福島、和歌山、宮崎・・・。公共事業の入札をめぐる官製談合事件で、現職知事・県幹部職員の逮捕が相次ぎ、暮らしの足もとの政治が大きく揺らいでいる。

 いずれの事件も容疑段階では、知事が特定の業者に落札させるよう「天の声」を県幹部に発し、知事の後援者が談合の仕切り役や運び役を担い、落札した“外様”の東京の業者から謝礼金などを受け取っていたという構図だ。

 有権者の一票で地域の未来を信託された知事がなぜ腐敗に陥るのか。「脱ダム宣言」に基づく大型事業に頼らない治水対策や、政官業の癒着を防ぐ入札改革など長野県知事として2期6年にわたり取り組んだ田中康夫氏に聞いた。

── 腐敗の背景となっている知事を取り巻く環境というのはどういうものなんですか。

 全国の知事の約6割が霞ヶ関や地元の自治体出身者。なぜ公務員がなるのかというと、地元の国会議員や県議のドンや有力者に都合のいい、「操り人形」にふさわしいってこと。政官業に御用学者、報道機関を加えた「現状追認のペンタゴン(五角形)」の上に座りのいい人が知事になる。

 議会と知事は「クルマの両輪」と言われるけど、議会の連中にとって都合がいい人をオール与党で知事を選んでくるわけだから、改革のポーズで出てきても、もともと“一輪車”で同衾(どうきん)しているわけ。

 それに対して、橋本大二郎・高知県知事や私のように議会が選んだわけではない知事だと予算や人事や条例の否決が相次ぐ。長野は私の前の41年6カ月は役人出身者が知事だったけど、ひとつも否決も修正もされたことがなかった。「全知全能の神」のようだが、全国ワースト2位の財政状況を作ったのだから、罪作りだよね。でも、「シャンシャン議会」なもんだから、地元のメディアは何も書かなかった。対立が続くと「停滞」とか「混乱」とか書き立てる。

── しかし、「反原発」の佐藤栄佐久・福島県知事も、木村良樹・和歌山県知事も、いわゆる「闘う知事会」の改革派メンバーとして知られていた。

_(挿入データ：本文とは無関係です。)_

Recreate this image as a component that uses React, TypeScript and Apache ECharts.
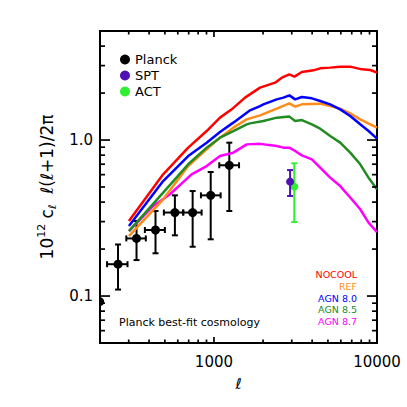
import React, { useEffect, useRef } from 'react';
import * as echarts from 'echarts';

// ---------- axis ranges and ticks ----------
const X_MIN = 200;
const X_MAX = 10000;
const Y_MIN = 0.05;
const Y_MAX = 5;
const xMajorTicks = [1000, 10000];
const xMinorTicks = [300, 400, 500, 600, 700, 800, 900, 2000, 3000, 4000, 5000, 6000, 7000, 8000, 9000];
const yMajorTicks = [0.1, 1];
const yMinorTicks = [0.06, 0.07, 0.08, 0.09, 0.2, 0.3, 0.4, 0.5, 0.6, 0.7, 0.8, 0.9, 2, 3, 4];

// ---------- model curves (legend order) ----------
const modelNames = ['NOCOOL', 'REF', 'AGN 8.0', 'AGN 8.5', 'AGN 8.7'];
const modelColors = ['#ff0000', '#ff8c1a', '#0000ff', '#228b22', '#ff00ff'];

const nocoolEll = [301, 488, 695, 902, 1089, 1285, 1551, 1917, 2371, 2607, 2902, 3116, 3460, 4077, 4482, 5163, 5946, 6850, 8086, 9097, 10000];
const nocoolVal = [0.303, 0.603, 0.894, 1.142, 1.392, 1.573, 1.87, 2.167, 2.333, 2.512, 2.637, 2.549, 2.729, 2.798, 2.882, 2.912, 2.954, 2.954, 2.839, 2.811, 2.704];

const refEll = [301, 488, 695, 902, 1089, 1314, 1589, 1917, 2428, 2902, 3146, 3460, 4482, 5163, 5946, 6850, 7889, 9097, 10000];
const refVal = [0.2425, 0.417, 0.681, 0.872, 1.036, 1.201, 1.357, 1.44, 1.589, 1.719, 1.637, 1.694, 1.711, 1.652, 1.589, 1.483, 1.357, 1.261, 1.201];

const agn80Ell = [301, 488, 695, 902, 1089, 1314, 1589, 1664, 1917, 2010, 2428, 2667, 2902, 3146, 3460, 3986, 4482, 5163, 5946, 6850, 7889, 8875, 10000];
const agn80Val = [0.281, 0.546, 0.79, 0.962, 1.125, 1.293, 1.498, 1.55, 1.652, 1.694, 1.823, 1.87, 1.934, 1.823, 1.887, 1.851, 1.778, 1.694, 1.573, 1.425, 1.261, 1.142, 1.021];

const agn85Ell = [301, 488, 695, 902, 1089, 1314, 1589, 1664, 2010, 2428, 2902, 3146, 3460, 3986, 4482, 5163, 5946, 6850, 7889, 8875, 10000];
const agn85Val = [0.261, 0.46, 0.699, 0.894, 1.036, 1.142, 1.261, 1.279, 1.324, 1.392, 1.413, 1.324, 1.343, 1.261, 1.183, 1.061, 0.962, 0.83, 0.699, 0.574, 0.483];

const agn87Ell = [301, 424, 537, 729, 902, 1089, 1314, 1589, 1917, 2428, 2667, 2902, 3146, 3460, 3986, 4482, 5163, 5946, 6850, 7889, 8875, 10000];
const agn87Val = [0.261, 0.378, 0.449, 0.603, 0.681, 0.79, 0.83, 0.938, 0.945, 0.915, 0.894, 0.894, 0.85, 0.798, 0.752, 0.665, 0.574, 0.507, 0.428, 0.36, 0.2955, 0.257];

const modelEll = [nocoolEll, refEll, agn80Ell, agn85Ell, agn87Ell];
const modelVal = [nocoolVal, refVal, agn80Val, agn85Val, agn87Val];
// drawing order (first drawn = bottom)
const drawOrder = [4, 1, 3, 2, 0];

// ---------- observations ----------
const obsNames = ['Planck', 'SPT', 'ACT'];
const obsColors = ['#000000', '#5010b4', '#30ee30'];

const planckEll = [199, 258, 335, 438, 576, 740, 955, 1242];
const planckEllLo = [199, 221, 290, 377, 493, 648, 832, 1078];
const planckEllHi = [199, 295, 382, 500, 648, 840, 1099, 1425];
const planckVal = [0.092, 0.16, 0.234, 0.265, 0.343, 0.343, 0.442, 0.689];
const planckLo = [0.092, 0.11, 0.17, 0.188, 0.245, 0.207, 0.231, 0.351];
const planckHi = [0.092, 0.214, 0.303, 0.351, 0.442, 0.471, 0.624, 0.962];

const sptEll = [2930];
const sptVal = [0.541];
const sptLo = [0.438];
const sptHi = [0.642];

const actEll = [3110];
const actVal = [0.503];
const actLo = [0.298];
const actHi = [0.709];

const noteText = 'Planck best-fit cosmology';

const FONT = 'DejaVu Sans';

function errRender(color: string, radius: number, cap: number) {
  return (_params: any, api: any) => {
    const l = api.value(0);
    const v = api.value(1);
    const lLo = api.value(2);
    const lHi = api.value(3);
    const vLo = api.value(4);
    const vHi = api.value(5);
    const c = api.coord([l, v]);
    const st = { stroke: color, lineWidth: 2 };
    const children: any[] = [];
    if (vHi !== vLo) {
      const t = api.coord([l, vHi]);
      const b = api.coord([l, vLo]);
      children.push({ type: 'line', shape: { x1: c[0], y1: t[1], x2: c[0], y2: b[1] }, style: st });
      children.push({ type: 'line', shape: { x1: c[0] - cap, y1: t[1], x2: c[0] + cap, y2: t[1] }, style: st });
      children.push({ type: 'line', shape: { x1: c[0] - cap, y1: b[1], x2: c[0] + cap, y2: b[1] }, style: st });
    }
    if (lHi !== lLo) {
      const a = api.coord([lLo, v]);
      const d = api.coord([lHi, v]);
      children.push({ type: 'line', shape: { x1: a[0], y1: c[1], x2: d[0], y2: c[1] }, style: st });
      children.push({ type: 'line', shape: { x1: a[0], y1: c[1] - cap, x2: a[0], y2: c[1] + cap }, style: st });
      children.push({ type: 'line', shape: { x1: d[0], y1: c[1] - cap, x2: d[0], y2: c[1] + cap }, style: st });
    }
    children.push({ type: 'circle', shape: { cx: c[0], cy: c[1], r: radius }, style: { fill: color } });
    return { type: 'group', children };
  };
}

function obsData(ell: number[], lo: number[] | null, hi: number[] | null, val: number[], vLo: number[], vHi: number[]) {
  return ell.map((l, i) => [l, val[i], lo ? lo[i] : l, hi ? hi[i] : l, vLo[i], vHi[i]]);
}

export default function App() {
  const ref = useRef<HTMLDivElement>(null);
  useEffect(() => {
    if (!ref.current) return;
    const chart = echarts.init(ref.current, undefined, { renderer: 'svg' });

    const lineSeries = drawOrder.map((k) => ({
      type: 'line',
      name: modelNames[k],
      data: modelEll[k].map((l, i) => [l, modelVal[k][i]]),
      showSymbol: false,
      symbol: 'none',
      clip: true,
      lineStyle: { color: modelColors[k], width: 2.5 },
      itemStyle: { color: modelColors[k] },
    }));

    const obsSeries = [
      {
        type: 'custom',
        name: obsNames[2],
        clip: true,
        itemStyle: { color: obsColors[2] },
        encode: { x: 0, y: 1 },
        renderItem: errRender(obsColors[2], 4, 3),
        data: obsData(actEll, null, null, actVal, actLo, actHi),
      },
      {
        type: 'custom',
        name: obsNames[1],
        clip: true,
        itemStyle: { color: obsColors[1] },
        encode: { x: 0, y: 1 },
        renderItem: errRender(obsColors[1], 4, 3),
        data: obsData(sptEll, null, null, sptVal, sptLo, sptHi),
      },
      {
        type: 'custom',
        name: obsNames[0],
        clip: true,
        itemStyle: { color: obsColors[0] },
        encode: { x: 0, y: 1 },
        renderItem: errRender(obsColors[0], 4.5, 3),
        data: obsData(planckEll, planckEllLo, planckEllHi, planckVal, planckLo, planckHi),
      },
    ];

    const textGraphics: any[] = [
      ...modelNames.map((n, i) => ({
        type: 'text',
        id: 'lg' + i,
        x: 357,
        y: 274.5 + i * 11.8,
        style: {
          text: n,
          fill: modelColors[i],
          font: `9.5px "${FONT}"`,
          align: 'right',
          verticalAlign: 'middle',
          textAlign: 'right',
          textVerticalAlign: 'middle',
        },
      })),
      {
        type: 'text',
        id: 'note',
        x: 119,
        y: 322.5,
        style: {
          text: noteText,
          fill: '#000',
          font: `11px "${FONT}"`,
          align: 'left',
          verticalAlign: 'middle',
          textAlign: 'left',
          textVerticalAlign: 'middle',
        },
      },
    ];

    chart.setOption({
      animation: false,
      grid: {
        left: 100,
        right: 30,
        top: 31,
        bottom: 64,
        show: true,
        borderColor: '#000',
        borderWidth: 2,
        backgroundColor: 'transparent',
      },
      legend: {
        data: obsNames.map((n) => ({ name: n, icon: 'circle' })),
        orient: 'vertical',
        left: 120,
        top: 53,
        padding: 0,
        itemWidth: 10,
        itemHeight: 10,
        itemGap: 3,
        selectedMode: false,
        textStyle: { fontFamily: FONT, fontSize: 13, color: '#000' },
      },
      xAxis: {
        type: 'log',
        logBase: 10,
        min: X_MIN,
        max: X_MAX,
        axisLine: { show: false },
        splitLine: { show: false },
        axisTick: { show: false },
        axisLabel: {
          customValues: xMajorTicks,
          formatter: (v: number) => String(Math.round(v)),
          fontFamily: FONT,
          fontSize: 15,
          color: '#000',
          margin: 11,
        },
        name: 'ℓ',
        nameLocation: 'middle',
        nameGap: 33,
        nameTextStyle: { fontFamily: FONT, fontStyle: 'italic', fontSize: 15, color: '#000' },
      },
      yAxis: {
        type: 'log',
        logBase: 10,
        min: Y_MIN,
        max: Y_MAX,
        axisLine: { show: false },
        splitLine: { show: false },
        axisTick: { show: false },
        axisLabel: {
          customValues: yMajorTicks,
          formatter: (v: number) => v.toFixed(1),
          fontFamily: FONT,
          fontSize: 15,
          color: '#000',
          margin: 7,
        },
        name: '{n|10}{sup|12} {n|c}{sub|ℓ}  {n|ℓ(ℓ+1)/2π}',
        nameLocation: 'middle',
        nameRotate: 90,
        nameGap: 39,
        nameTextStyle: {
          fontFamily: FONT,
          fontSize: 17,
          color: '#000',
          rich: {
            n: { fontFamily: FONT, fontSize: 17, lineHeight: 22, color: '#000' },
            sup: { fontFamily: FONT, fontSize: 11, lineHeight: 12, verticalAlign: 'top', color: '#000' },
            sub: { fontFamily: FONT, fontSize: 11, lineHeight: 12, verticalAlign: 'bottom', color: '#000' },
          },
        },
      },
      graphic: textGraphics,
      series: [...lineSeries, ...obsSeries],
    });

    // Frame ticks: positions converted through the chart's own axis scales.
    const finder = { xAxisIndex: 0, yAxisIndex: 0 };
    const toPx = (p: number[]) => chart.convertToPixel(finder as any, p) as unknown as number[];
    const bl = toPx([X_MIN, Y_MIN]);
    const tr = toPx([X_MAX, Y_MAX]);
    const tickEls: any[] = [];
    const add = (x1: number, y1: number, x2: number, y2: number) =>
      tickEls.push({
        type: 'line',
        id: 'tk' + tickEls.length,
        z: 100,
        shape: { x1, y1, x2, y2 },
        style: { stroke: '#000', lineWidth: 1.7 },
      });
    if (bl && tr) {
      const xs: [number, number][] = [
        ...xMajorTicks.map((v) => [v, 6] as [number, number]),
        ...xMinorTicks.map((v) => [v, 3.5] as [number, number]),
      ];
      const ys: [number, number][] = [
        ...yMajorTicks.map((v) => [v, 10] as [number, number]),
        ...yMinorTicks.map((v) => [v, 5] as [number, number]),
      ];
      xs.forEach(([v, len]) => {
        const px = toPx([v, 1])[0];
        add(px, bl[1], px, bl[1] - len);
        add(px, tr[1], px, tr[1] + len);
      });
      ys.forEach(([v, len]) => {
        const py = toPx([1000, v])[1];
        add(bl[0], py, bl[0] + len, py);
        add(tr[0], py, tr[0] - len, py);
      });
      chart.setOption({ graphic: [...textGraphics, ...tickEls] });
    }
    return () => chart.dispose();
  }, []);
  return <div ref={ref} style={{ position: 'absolute', left: 0, top: 0, width: 407, height: 407, background: '#fff' }} />;
}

 小泉さんと同じで闘うふりをしていただけだったんじゃないですか。

 福島も和歌山も、もっと地元の業者が仕事を請け負えるようにしようとしていたけど、入札制度を抜本的に変えはしなかった。福島なんかは「地産地消の公共事業」「地元の会社に直接卸す」と言ったら、知事の周りに仕事の欲しい業者が集まって、ますます利権構造になってしまった。

 木村氏にしたって、時計とかもらっちゃったみたいだから困ったもんだけど。でも、40代で知事の人が「自民党の言うことに従わなければ次の選挙は応援しないぞ」と言われたら、落選したら外郭団体の顧問にもなるわけにいかないからどうしようと思ってしまう。

── 逮捕・辞任に追い込まれた現職知事に共通する構図とは。

 制度を抜本的に変えないで少し変えようとするから、旧知事の時代になかなか入れてもらえなかった亜流の人が、次の知事にくっついて新たな利権が生まれる。すると、前の人脈の人たちは仕事が来なくて食いっぱぐれているので、チクリ出すと言う構図。

 さらに、統一地方選に向けては「与党の言うことに従わないような知事は推薦してやらねえぞ」とか恫喝(どうかつ)される。検察は一生懸命やっているけど、中央の政治の側がそれを利用している側面はある。

── その状況を変えようとすると・・・。

 例えば、故・小倉昌男氏(元ヤマト運輸会長)を迎えて県の外郭団体の統廃合をやろうとしたら、バブル期に融資したものまでクローズされることになるから、地元の金融機関が、弁護士が怒り出す。天下り先がなくなるから公務員が、就職の斡旋(あっせん)ができなくなるから議員が怒り出すわけ。